Data block —
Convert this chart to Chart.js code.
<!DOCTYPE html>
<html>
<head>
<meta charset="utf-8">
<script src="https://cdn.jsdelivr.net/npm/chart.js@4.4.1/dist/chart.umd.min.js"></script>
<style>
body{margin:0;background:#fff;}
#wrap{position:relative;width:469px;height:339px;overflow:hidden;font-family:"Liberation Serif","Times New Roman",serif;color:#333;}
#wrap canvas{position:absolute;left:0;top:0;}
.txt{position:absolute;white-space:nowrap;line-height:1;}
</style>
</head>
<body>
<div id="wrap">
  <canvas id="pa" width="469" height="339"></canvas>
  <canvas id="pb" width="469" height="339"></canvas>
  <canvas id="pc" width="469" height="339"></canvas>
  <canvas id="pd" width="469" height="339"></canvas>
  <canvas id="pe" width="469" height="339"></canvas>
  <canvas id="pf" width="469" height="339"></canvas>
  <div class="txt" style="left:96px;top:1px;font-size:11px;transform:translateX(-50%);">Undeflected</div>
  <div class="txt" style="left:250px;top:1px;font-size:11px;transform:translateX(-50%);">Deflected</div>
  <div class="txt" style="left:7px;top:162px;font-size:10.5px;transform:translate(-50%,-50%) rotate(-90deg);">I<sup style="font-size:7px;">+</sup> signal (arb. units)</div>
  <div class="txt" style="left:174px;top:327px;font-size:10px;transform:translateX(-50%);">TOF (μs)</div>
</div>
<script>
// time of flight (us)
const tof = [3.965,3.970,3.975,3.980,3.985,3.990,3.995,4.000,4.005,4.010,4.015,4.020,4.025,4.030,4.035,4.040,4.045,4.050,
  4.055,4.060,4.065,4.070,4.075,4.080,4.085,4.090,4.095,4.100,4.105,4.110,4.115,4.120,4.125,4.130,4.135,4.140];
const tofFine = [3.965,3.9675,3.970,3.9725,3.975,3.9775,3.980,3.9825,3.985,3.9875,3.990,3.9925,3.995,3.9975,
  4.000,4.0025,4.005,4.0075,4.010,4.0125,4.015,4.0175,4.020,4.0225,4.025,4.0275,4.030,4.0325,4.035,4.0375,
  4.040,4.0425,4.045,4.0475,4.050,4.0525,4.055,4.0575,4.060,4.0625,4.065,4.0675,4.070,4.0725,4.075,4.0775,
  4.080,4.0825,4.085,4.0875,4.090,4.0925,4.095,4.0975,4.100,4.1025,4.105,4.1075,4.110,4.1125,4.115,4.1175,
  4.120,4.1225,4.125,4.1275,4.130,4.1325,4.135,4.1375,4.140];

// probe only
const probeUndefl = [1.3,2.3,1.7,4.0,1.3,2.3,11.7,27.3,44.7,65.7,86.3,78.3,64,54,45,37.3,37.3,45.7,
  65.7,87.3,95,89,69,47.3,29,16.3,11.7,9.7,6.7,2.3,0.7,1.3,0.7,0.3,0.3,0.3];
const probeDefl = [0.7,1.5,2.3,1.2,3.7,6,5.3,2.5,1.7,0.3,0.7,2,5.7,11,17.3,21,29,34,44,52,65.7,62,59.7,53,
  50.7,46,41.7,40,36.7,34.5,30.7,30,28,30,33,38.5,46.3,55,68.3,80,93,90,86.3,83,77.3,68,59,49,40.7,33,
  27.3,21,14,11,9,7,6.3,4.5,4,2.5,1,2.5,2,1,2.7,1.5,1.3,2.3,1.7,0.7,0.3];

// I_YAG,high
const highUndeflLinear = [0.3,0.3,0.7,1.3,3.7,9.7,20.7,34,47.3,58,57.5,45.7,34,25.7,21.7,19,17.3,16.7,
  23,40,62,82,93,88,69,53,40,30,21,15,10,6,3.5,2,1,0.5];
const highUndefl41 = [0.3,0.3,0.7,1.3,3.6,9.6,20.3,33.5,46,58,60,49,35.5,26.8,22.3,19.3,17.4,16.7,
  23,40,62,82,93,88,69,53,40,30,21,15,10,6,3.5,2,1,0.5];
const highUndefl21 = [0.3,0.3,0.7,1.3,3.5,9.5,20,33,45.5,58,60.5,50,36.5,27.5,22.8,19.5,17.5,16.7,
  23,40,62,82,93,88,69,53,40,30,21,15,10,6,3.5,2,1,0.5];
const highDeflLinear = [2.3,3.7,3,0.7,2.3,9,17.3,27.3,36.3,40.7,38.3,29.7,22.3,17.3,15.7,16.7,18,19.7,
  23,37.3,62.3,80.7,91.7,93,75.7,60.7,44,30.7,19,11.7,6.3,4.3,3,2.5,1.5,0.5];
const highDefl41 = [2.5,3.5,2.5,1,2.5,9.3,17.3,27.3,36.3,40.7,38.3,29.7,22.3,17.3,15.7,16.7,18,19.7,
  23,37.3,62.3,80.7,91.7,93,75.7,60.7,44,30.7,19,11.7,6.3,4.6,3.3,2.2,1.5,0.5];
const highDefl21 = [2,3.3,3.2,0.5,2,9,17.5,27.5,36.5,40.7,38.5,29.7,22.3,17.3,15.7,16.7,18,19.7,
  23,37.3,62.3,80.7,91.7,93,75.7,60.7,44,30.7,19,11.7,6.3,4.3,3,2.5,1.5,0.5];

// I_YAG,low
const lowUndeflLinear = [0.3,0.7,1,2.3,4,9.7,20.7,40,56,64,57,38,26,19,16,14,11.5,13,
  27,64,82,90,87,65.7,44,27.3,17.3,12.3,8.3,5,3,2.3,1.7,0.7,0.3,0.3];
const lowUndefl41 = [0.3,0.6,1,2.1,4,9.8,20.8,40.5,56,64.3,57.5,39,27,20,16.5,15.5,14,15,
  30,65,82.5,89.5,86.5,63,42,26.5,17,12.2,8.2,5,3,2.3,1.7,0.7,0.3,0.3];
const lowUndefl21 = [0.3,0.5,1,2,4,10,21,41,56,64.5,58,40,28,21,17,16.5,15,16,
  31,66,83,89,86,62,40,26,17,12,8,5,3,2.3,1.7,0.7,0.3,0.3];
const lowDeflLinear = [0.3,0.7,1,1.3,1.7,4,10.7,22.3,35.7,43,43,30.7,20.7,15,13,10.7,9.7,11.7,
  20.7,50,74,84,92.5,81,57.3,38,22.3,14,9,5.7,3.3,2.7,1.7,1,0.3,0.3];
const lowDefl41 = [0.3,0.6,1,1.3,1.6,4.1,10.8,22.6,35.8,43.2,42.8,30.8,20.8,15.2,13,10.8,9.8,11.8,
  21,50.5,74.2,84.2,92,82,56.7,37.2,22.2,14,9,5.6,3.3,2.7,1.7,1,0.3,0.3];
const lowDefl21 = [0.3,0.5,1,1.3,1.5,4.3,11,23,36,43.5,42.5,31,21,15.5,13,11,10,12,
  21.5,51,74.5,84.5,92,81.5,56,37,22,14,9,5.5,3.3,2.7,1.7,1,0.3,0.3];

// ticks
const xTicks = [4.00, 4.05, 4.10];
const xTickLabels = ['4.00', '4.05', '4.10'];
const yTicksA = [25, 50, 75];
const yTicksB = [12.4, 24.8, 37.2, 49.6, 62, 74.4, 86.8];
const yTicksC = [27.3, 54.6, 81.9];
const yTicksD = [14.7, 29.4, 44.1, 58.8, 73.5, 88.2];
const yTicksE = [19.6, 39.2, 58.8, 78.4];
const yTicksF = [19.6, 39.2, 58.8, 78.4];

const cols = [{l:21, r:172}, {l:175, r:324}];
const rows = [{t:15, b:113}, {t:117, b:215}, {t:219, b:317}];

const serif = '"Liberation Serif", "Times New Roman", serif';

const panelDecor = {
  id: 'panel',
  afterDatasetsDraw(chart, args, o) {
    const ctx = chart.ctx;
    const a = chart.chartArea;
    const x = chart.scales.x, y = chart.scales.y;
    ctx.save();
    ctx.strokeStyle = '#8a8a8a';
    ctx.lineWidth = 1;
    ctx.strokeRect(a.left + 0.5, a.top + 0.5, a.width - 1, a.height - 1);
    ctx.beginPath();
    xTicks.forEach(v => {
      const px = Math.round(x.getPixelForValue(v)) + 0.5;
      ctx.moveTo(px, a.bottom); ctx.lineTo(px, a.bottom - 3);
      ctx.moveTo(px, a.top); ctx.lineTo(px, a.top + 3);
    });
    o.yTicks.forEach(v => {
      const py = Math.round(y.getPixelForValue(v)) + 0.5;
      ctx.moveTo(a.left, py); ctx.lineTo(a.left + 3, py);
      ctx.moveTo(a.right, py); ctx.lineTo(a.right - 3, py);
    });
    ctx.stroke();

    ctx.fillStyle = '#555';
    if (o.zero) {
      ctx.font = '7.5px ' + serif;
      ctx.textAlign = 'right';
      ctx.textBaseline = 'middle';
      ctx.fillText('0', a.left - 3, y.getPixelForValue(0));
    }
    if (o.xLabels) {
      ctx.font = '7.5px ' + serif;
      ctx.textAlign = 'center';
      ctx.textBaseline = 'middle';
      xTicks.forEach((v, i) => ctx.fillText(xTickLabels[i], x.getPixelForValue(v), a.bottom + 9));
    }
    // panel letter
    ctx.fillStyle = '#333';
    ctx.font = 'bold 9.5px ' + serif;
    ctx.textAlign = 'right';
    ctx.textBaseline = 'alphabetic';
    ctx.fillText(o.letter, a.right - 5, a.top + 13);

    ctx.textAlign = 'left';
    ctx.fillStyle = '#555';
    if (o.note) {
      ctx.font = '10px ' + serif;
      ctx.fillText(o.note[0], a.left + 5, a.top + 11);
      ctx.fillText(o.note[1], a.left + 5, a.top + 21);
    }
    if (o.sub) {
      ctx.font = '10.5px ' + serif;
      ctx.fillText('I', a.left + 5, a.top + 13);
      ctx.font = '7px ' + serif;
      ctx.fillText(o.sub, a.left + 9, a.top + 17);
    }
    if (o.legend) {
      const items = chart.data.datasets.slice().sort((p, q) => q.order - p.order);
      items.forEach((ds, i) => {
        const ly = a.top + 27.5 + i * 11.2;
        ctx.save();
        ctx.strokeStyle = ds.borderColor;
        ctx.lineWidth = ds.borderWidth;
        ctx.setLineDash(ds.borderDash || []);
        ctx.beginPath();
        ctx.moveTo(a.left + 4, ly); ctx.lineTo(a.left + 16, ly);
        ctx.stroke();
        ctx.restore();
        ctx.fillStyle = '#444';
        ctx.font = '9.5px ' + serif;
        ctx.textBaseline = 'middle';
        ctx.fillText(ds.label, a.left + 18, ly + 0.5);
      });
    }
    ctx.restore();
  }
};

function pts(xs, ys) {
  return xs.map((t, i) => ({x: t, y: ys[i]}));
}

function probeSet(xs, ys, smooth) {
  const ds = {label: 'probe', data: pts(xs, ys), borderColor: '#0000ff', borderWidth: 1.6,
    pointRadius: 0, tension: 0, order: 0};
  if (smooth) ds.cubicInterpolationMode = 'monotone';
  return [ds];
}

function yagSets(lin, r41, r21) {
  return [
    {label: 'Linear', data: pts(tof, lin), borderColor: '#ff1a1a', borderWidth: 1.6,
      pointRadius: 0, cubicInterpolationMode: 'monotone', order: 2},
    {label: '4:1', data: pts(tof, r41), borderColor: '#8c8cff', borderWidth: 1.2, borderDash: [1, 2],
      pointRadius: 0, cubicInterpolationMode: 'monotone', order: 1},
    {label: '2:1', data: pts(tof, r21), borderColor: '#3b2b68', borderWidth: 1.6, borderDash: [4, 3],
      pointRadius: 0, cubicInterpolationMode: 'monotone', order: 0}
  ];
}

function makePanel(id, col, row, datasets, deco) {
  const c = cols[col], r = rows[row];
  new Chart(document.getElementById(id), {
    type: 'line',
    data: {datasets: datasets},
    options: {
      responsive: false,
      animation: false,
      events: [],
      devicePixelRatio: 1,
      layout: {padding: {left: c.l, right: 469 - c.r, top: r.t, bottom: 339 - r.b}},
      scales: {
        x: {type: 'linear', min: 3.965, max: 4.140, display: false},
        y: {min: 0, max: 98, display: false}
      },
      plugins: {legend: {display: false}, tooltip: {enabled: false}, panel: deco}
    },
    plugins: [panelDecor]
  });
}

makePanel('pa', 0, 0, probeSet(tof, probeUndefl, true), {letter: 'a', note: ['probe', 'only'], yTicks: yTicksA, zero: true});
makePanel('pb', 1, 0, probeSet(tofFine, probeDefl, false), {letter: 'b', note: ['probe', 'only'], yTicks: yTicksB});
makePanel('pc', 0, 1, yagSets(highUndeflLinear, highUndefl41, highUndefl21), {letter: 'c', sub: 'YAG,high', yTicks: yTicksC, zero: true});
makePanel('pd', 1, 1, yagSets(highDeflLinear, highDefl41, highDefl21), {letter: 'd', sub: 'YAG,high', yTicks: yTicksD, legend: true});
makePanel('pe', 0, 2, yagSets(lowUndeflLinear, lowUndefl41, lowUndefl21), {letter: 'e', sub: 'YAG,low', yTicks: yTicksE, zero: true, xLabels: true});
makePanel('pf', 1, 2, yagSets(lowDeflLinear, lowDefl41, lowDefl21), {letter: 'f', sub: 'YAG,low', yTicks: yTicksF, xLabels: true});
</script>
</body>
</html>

Short exercise —
Return the opening line of the data and every line after it through the line containing "4.120,4.1225,4.125,4.1275,4.130,4.1325,4.135,4.1375,4.140];", please, exactly as written and with nothing added.

Finished exercise —
Convert this chart to Chart.js code.
<!DOCTYPE html>
<html>
<head>
<meta charset="utf-8">
<script src="https://cdn.jsdelivr.net/npm/chart.js@4.4.1/dist/chart.umd.min.js"></script>
<style>
body{margin:0;background:#fff;}
#wrap{position:relative;width:469px;height:339px;overflow:hidden;font-family:"Liberation Serif","Times New Roman",serif;color:#333;}
#wrap canvas{position:absolute;left:0;top:0;}
.txt{position:absolute;white-space:nowrap;line-height:1;}
</style>
</head>
<body>
<div id="wrap">
  <canvas id="pa" width="469" height="339"></canvas>
  <canvas id="pb" width="469" height="339"></canvas>
  <canvas id="pc" width="469" height="339"></canvas>
  <canvas id="pd" width="469" height="339"></canvas>
  <canvas id="pe" width="469" height="339"></canvas>
  <canvas id="pf" width="469" height="339"></canvas>
  <div class="txt" style="left:96px;top:1px;font-size:11px;transform:translateX(-50%);">Undeflected</div>
  <div class="txt" style="left:250px;top:1px;font-size:11px;transform:translateX(-50%);">Deflected</div>
  <div class="txt" style="left:7px;top:162px;font-size:10.5px;transform:translate(-50%,-50%) rotate(-90deg);">I<sup style="font-size:7px;">+</sup> signal (arb. units)</div>
  <div class="txt" style="left:174px;top:327px;font-size:10px;transform:translateX(-50%);">TOF (μs)</div>
</div>
<script>
// time of flight (us)
const tof = [3.965,3.970,3.975,3.980,3.985,3.990,3.995,4.000,4.005,4.010,4.015,4.020,4.025,4.030,4.035,4.040,4.045,4.050,
  4.055,4.060,4.065,4.070,4.075,4.080,4.085,4.090,4.095,4.100,4.105,4.110,4.115,4.120,4.125,4.130,4.135,4.140];
const tofFine = [3.965,3.9675,3.970,3.9725,3.975,3.9775,3.980,3.9825,3.985,3.9875,3.990,3.9925,3.995,3.9975,
  4.000,4.0025,4.005,4.0075,4.010,4.0125,4.015,4.0175,4.020,4.0225,4.025,4.0275,4.030,4.0325,4.035,4.0375,
  4.040,4.0425,4.045,4.0475,4.050,4.0525,4.055,4.0575,4.060,4.0625,4.065,4.0675,4.070,4.0725,4.075,4.0775,
  4.080,4.0825,4.085,4.0875,4.090,4.0925,4.095,4.0975,4.100,4.1025,4.105,4.1075,4.110,4.1125,4.115,4.1175,
  4.120,4.1225,4.125,4.1275,4.130,4.1325,4.135,4.1375,4.140];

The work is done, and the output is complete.